È una delle «storie maledette» di tragedie familiari della cronaca relativamente recente (1998), riportata in vita grazie a «Cara Varesenews», realizzato da Chora Media
©Gabriele Putzu
Andrea Camurani
30.11.2024 12:00

«È nato un odio». Quattro parole per una strage: il primo accenno alla motivazione della mattanza emerge durante un interrogatorio da parte delle autorità di polizia svizzere, che fermano Elia Del Grande, ventenne della provincia di Varese, in procinto di passare la frontiera con il Canton Ticino, così da arrivare ad Agno e da lì imbarcarsi per lasciare l’Europa. Destinazione: Santo Domingo, la meta che negli anni Novanta rappresentava un Eldorado per molti italiani in cerca di svago. I Del Grande erano una famiglia «bene» di Cadrezzate, paesino nella zona dei laghi della provincia di Varese, con un forno di famiglia avviato e diversi punti vendita di pane, focacce e prodotti alimentari. Speravano che mandare quel figlio scapestrato e problematico nei Caraibi gli avrebbe permesso di cambiare aria, di occuparsi della gestione di alcuni investimenti immobiliari. Una scelta rivelatasi una condanna a morte della famiglia.

Elia si innamora di una giovane del posto. Vuole sposarla. E una volta rientrato in Italia lo racconta ai suoi, ma viene deriso per il colore della pelle della ragazza, e la sua estrazione sociale. Quella sera del gennaio 1998 il sangue del ragazzo, mentre ascoltava quelle parole, ribolle. Medita un gesto risolutivo.

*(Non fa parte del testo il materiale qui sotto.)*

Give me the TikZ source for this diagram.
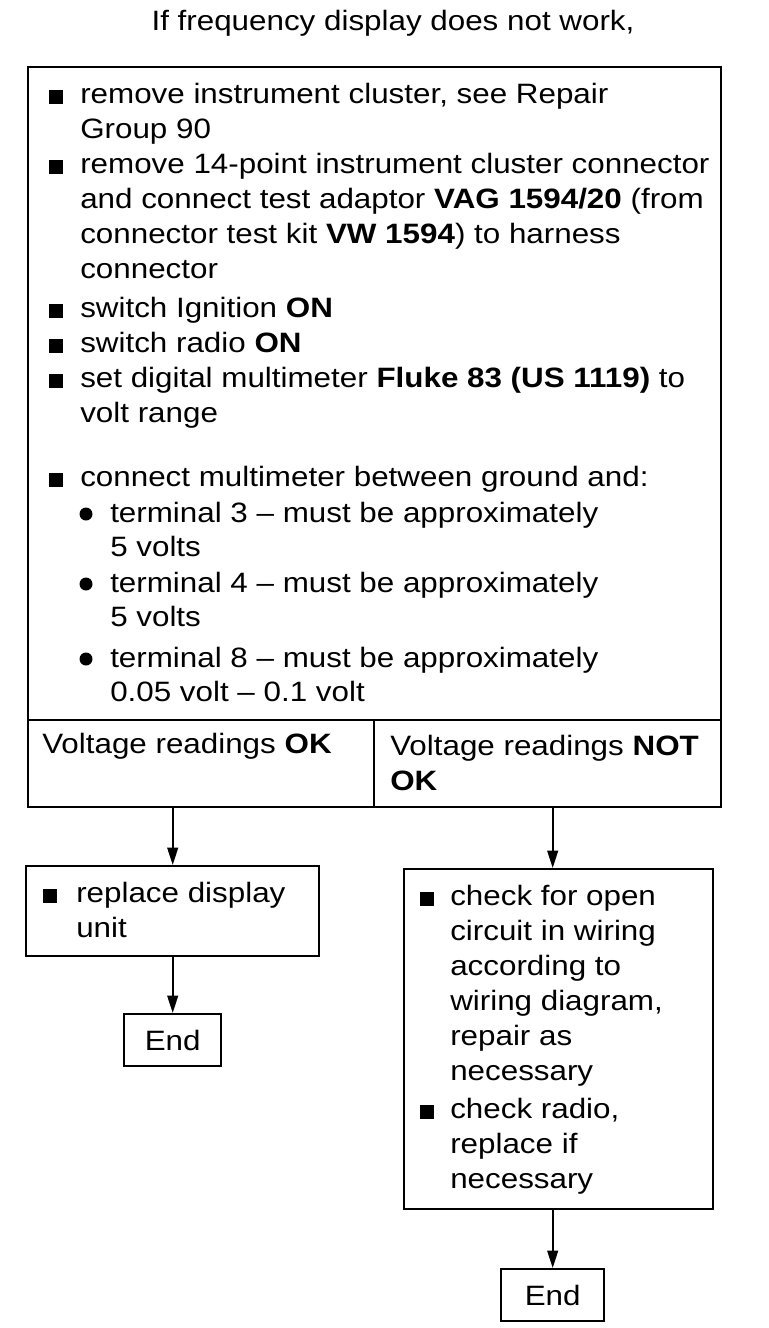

Vuole raggiungere la sua amata e costruire una vita con lei, e per farlo non vuole ostacoli lungo la strada che porta al suo progetto di vita. Così, con la complicità di alcuni amici e personaggi minori coinvolti nella vicenda uccide a fucilate il fratello maggiore, la madre e il padre. E poi tenta la fuga.

I giornali battezzano il triplice omicidio come «la strage dei fornai». È una delle «storie maledette» di tragedie familiari della cronaca relativamente recente, e contiene tutti gli elementi di casi simili legati alla profonda provincia italiana, che potrebbe essere «provincia dell’anima» di ogni luogo. La vicenda è stata riportata in vita in questi giorni grazie a un podcast intitolato «Cara Varesenews» realizzato da Chora Media, la prima podcast company italiana fondata da Mario Calabresi, disponibile gratuitamente sulle piattaforme di ascolto. Il podcast si propone come una narrazione che è al contempo giornalistica e di approfondimento su fatti e storie che riguardano il Varesotto, una terra di confine.

«Perché l’hai fatto?». «È nato un odio». Sono le parole che nella narrazione riportano le lancette indietro a quel 7 gennaio 1998, quando a Ponte Tresa gli agenti svizzeri fermarono Del Grande, e dopo aver controllato i documenti ritornarono verso l’auto con le pistole in pugno: le autorità italiane avevano già diramato le note di rintraccio, giunte anche alla polizia cantonale. Portato in caserma, Del Grande venne interrogato e rese la prima confessione, registrata in un audio ancora disponibile integralmente dove via via si scioglie, si apre all’ammissione di quanto aveva fatto e di cosa lo aveva spinto ad un gesto simile, a sterminare la sua famiglia.

Ora Del Grande è uomo libero: ha interamente scontato il suo debito con la giustizia italiana che in primo grado lo aveva condannato all’ergastolo, pena ridotta in appello a 30 anni. Una storia che torna attuale ogni volta che è necessario fare i conti con la violenza fra le mura di casa. Inutile l’elenco delle stragi familiari che hanno preceduto e seguito quella di Cadrezzate, 26 anni fa: una cronaca infinita di violenze che spesso affondano le radici in problemi profondi. Difficili da affrontare. E difficili da vedere, se non a tragedie avvenute.